WORK INSTRUCTIONS >> Exactly the lines from the start of the data through the line containing "plt.rcParams['font.family'] = ['Open" should be output, with both ends kept and nothing added.

■ ■ ■

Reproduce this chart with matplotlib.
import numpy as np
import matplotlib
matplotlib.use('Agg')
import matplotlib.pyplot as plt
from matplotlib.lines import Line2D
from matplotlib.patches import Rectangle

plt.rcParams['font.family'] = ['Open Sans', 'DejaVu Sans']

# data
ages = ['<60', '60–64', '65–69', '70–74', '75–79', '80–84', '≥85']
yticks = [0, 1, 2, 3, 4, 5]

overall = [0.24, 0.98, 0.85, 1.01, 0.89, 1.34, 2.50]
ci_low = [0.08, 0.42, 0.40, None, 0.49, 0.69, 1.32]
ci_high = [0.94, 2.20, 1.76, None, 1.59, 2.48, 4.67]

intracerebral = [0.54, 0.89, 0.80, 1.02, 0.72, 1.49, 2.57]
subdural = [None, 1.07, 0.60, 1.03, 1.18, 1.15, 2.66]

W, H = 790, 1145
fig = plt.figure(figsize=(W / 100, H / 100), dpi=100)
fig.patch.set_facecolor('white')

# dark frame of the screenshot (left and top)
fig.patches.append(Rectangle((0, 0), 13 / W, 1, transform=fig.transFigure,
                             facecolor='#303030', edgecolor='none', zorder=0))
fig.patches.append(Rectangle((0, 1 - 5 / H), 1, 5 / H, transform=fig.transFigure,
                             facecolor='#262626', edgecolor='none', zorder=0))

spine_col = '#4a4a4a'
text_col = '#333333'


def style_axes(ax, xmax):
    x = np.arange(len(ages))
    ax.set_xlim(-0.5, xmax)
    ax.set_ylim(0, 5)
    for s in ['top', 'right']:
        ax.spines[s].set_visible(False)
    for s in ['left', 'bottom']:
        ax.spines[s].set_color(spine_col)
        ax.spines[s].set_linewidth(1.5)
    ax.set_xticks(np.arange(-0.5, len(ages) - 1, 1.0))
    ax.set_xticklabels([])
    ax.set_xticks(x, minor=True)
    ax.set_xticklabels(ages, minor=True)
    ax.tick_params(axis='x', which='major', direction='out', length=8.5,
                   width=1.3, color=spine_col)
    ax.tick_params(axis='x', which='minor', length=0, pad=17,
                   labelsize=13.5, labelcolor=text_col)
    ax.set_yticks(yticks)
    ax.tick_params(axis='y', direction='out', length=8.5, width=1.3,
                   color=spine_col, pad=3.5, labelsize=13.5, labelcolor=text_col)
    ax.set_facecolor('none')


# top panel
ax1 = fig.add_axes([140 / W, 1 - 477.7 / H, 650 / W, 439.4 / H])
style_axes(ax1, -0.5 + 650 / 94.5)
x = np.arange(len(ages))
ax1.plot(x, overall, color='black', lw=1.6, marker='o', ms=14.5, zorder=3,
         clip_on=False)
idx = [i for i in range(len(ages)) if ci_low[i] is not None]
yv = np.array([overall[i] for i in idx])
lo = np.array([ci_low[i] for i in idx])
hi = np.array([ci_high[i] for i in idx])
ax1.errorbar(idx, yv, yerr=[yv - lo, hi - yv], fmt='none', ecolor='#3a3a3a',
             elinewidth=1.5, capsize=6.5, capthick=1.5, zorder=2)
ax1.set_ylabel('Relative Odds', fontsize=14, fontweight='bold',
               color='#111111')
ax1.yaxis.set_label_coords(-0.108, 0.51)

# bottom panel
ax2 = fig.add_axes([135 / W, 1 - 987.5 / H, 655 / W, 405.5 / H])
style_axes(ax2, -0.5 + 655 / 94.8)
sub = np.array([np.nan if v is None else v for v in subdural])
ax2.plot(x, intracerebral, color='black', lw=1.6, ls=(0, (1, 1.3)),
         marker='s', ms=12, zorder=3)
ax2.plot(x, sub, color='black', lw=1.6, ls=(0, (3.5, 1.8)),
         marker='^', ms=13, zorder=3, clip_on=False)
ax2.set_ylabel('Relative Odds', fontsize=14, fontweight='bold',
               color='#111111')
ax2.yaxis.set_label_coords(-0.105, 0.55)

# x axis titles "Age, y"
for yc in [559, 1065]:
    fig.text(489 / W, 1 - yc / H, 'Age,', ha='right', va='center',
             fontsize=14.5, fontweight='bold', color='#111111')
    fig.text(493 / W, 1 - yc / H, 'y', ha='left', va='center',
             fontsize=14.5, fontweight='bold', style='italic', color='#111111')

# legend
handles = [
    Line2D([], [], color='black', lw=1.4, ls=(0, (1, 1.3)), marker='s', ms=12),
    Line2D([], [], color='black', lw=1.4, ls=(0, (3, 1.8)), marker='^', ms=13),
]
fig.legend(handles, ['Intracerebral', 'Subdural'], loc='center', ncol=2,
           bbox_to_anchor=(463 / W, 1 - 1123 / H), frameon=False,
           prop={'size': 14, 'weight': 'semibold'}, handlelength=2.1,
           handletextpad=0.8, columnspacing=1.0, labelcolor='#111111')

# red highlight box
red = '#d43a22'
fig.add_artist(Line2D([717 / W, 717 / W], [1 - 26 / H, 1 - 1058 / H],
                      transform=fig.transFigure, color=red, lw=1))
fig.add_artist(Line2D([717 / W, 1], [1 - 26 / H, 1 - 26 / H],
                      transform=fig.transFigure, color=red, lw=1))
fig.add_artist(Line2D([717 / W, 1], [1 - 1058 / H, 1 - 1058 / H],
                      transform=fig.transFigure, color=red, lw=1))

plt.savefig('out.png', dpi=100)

■ ■ ■

RESPONSE TO THIS EXERCISE >>
Reproduce this chart with matplotlib.
import numpy as np
import matplotlib
matplotlib.use('Agg')
import matplotlib.pyplot as plt
from matplotlib.lines import Line2D
from matplotlib.patches import Rectangle

plt.rcParams['font.family'] = ['Open Sans', 'DejaVu Sans']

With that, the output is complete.